- Born: Selwyn John Cushing 1 September 1936 Hastings, New Zealand
- Died: 10 February 2026 (aged 89) Hastings, New Zealand
- Education: Hastings Boys' High School
- Occupation: Businessman
- Spouse: Kaye Dorothy Anderson ​ ​(m. 1964; died 1986)​
- Children: 2

= Selwyn Cushing =

New Zealand businessman (1936–2026)

Sir Selwyn John Cushing (1 September 1936 – 10 February 2026) was a New Zealand accountant and businessman.

==Background==
Cushing was born in Hastings on 1 September 1936, the only child of a manager at the Whakatu freezing works. He was educated at Hastings Boys' High School. In 1964, he married Kaye Dorothy Anderson, and the couple went on to have two children. His wife died in 1986.

He represented Hawke's Bay in cricket, and was also an accomplished violinist.
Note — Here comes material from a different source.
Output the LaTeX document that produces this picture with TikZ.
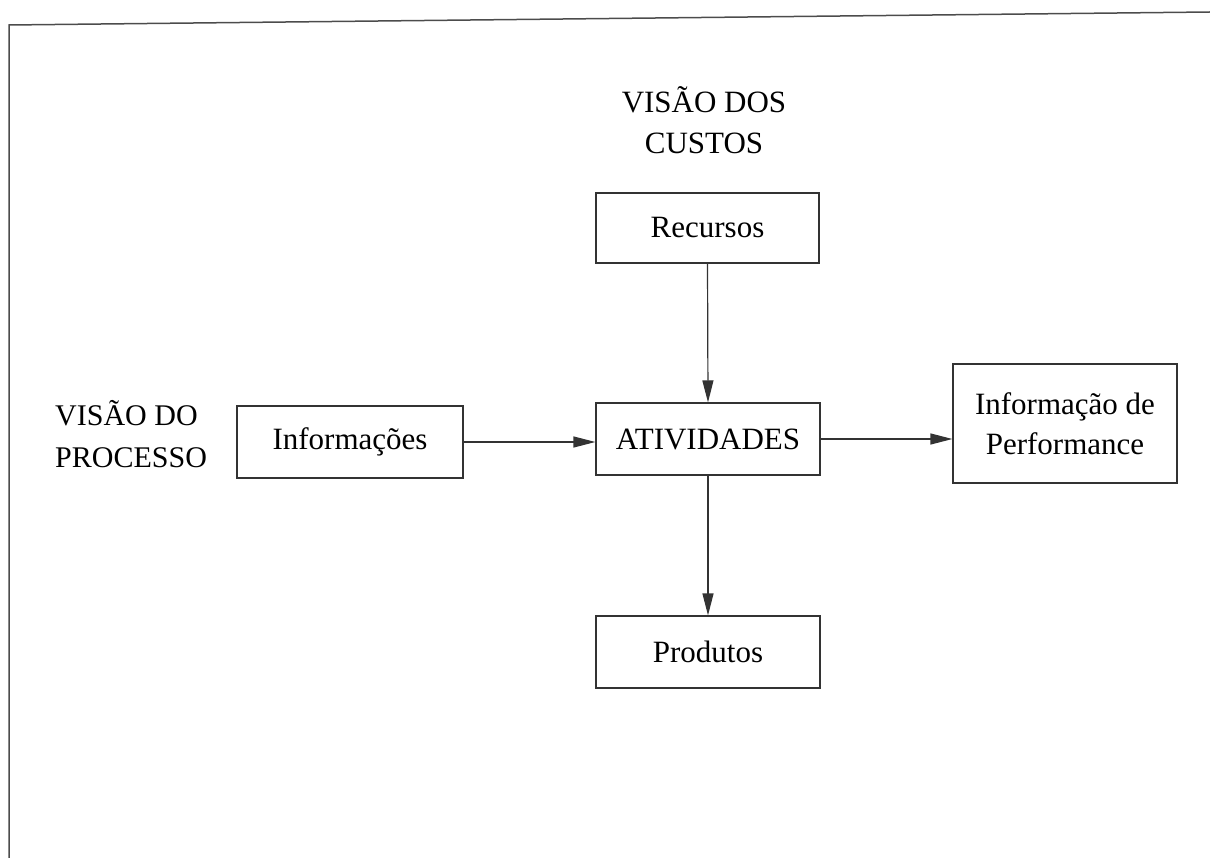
\documentclass[tikz,border=0pt]{standalone}
\usepackage{fontspec}
\setmainfont{Liberation Serif}
\usetikzlibrary{arrows.meta}
\begin{document}
\begin{tikzpicture}[x=1pt,y=-1pt,
  boxnode/.style={draw=black!80,line width=1.2pt,minimum width=224pt,minimum height=72pt,inner sep=0pt,align=center,font=\fontsize{31}{40}\selectfont},
  conn/.style={draw=black!80,line width=1.2pt,-{Triangle[length=22pt,width=11pt]}},
  lbl/.style={font=\fontsize{31}{41}\selectfont,inner sep=0pt}]
\useasboundingbox (0,0) rectangle (1210,858);
\draw[black!70,line width=1.5pt] (9,858) -- (9,25) -- (1210,12);
\node[lbl,align=center] (tc) at (704,120) {VISÃO DOS\\CUSTOS};
\node[lbl,align=left,anchor=west,font=\fontsize{30}{42}\selectfont] (tp) at (55,434) {VISÃO DO\\PROCESSO};
\node[boxnode,minimum width=223pt,minimum height=70pt] (rec) at (707.5,228) {Recursos};
\node[boxnode] (atv) at (708,439) {ATIVIDADES};
\node[boxnode,minimum width=226pt] (inf) at (350,442) {Informações};
\node[boxnode,minimum height=119pt] (perf) at (1065,423.5) {Informação de\\Performance};
\node[boxnode] (prod) at (708,652) {Produtos};
\draw[conn] (rec.south) -- (atv.north);
\draw[conn] (inf.east) -- (inf.east -| atv.west);
\draw[conn] (atv.east) -- (atv.east -| perf.west);
\draw[conn] (atv.south) -- (prod.north);
\end{tikzpicture}
\end{document}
Cushing died at his home in Hastings, on 10 February 2026, at the age of 89.

==Career==
Cushing qualified as a chartered accountant, and became involved in corporate governance as a director and chair of some of New Zealand's largest and most well-known public companies and state-owned enterprises. Such companies included Brierley Investments, Air New Zealand, Carter Holt Harvey, Mount Cook Group, Electricity Corporation of New Zealand, the New Zealand Symphony Orchestra, and Skellerup. He stepped down from the board of the latter company in 2017.
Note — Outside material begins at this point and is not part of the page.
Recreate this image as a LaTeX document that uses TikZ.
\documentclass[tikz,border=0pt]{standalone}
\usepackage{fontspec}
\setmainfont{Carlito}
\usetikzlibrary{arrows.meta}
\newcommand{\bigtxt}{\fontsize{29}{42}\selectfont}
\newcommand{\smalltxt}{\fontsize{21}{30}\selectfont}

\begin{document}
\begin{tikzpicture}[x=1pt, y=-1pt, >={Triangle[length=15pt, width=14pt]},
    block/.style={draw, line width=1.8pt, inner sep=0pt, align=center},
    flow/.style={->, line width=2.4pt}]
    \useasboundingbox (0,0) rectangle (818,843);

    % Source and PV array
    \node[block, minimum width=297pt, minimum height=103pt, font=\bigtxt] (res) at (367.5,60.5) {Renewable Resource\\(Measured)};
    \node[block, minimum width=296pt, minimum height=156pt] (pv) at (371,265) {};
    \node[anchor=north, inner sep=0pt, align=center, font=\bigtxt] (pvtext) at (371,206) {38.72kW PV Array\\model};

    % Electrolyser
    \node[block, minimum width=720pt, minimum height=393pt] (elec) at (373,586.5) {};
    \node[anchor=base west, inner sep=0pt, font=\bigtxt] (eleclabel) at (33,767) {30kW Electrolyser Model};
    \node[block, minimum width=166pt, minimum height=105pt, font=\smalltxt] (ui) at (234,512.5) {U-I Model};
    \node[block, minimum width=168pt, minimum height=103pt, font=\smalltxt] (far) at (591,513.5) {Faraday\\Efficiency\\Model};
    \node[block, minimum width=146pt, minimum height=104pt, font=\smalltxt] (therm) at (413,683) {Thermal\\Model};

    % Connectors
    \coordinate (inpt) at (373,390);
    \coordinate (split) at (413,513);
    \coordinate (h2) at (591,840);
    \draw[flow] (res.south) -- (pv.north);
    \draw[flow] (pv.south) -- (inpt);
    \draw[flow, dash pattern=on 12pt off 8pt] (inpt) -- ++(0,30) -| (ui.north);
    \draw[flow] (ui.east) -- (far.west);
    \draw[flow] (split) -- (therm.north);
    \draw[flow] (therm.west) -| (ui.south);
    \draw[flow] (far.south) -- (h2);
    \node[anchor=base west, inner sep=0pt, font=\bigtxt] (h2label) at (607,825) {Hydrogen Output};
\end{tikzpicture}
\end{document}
In 2018, the Cushing family was estimated to be worth $235 million.

==Honours and awards==
In the 1994 Queen's Birthday Honours, Cushing was appointed a Companion of the Order of St Michael and St George, for services to business management, and in the 1999 New Year Honours he was made a Knight Companion of the New Zealand Order of Merit, for services to business, sport and the arts.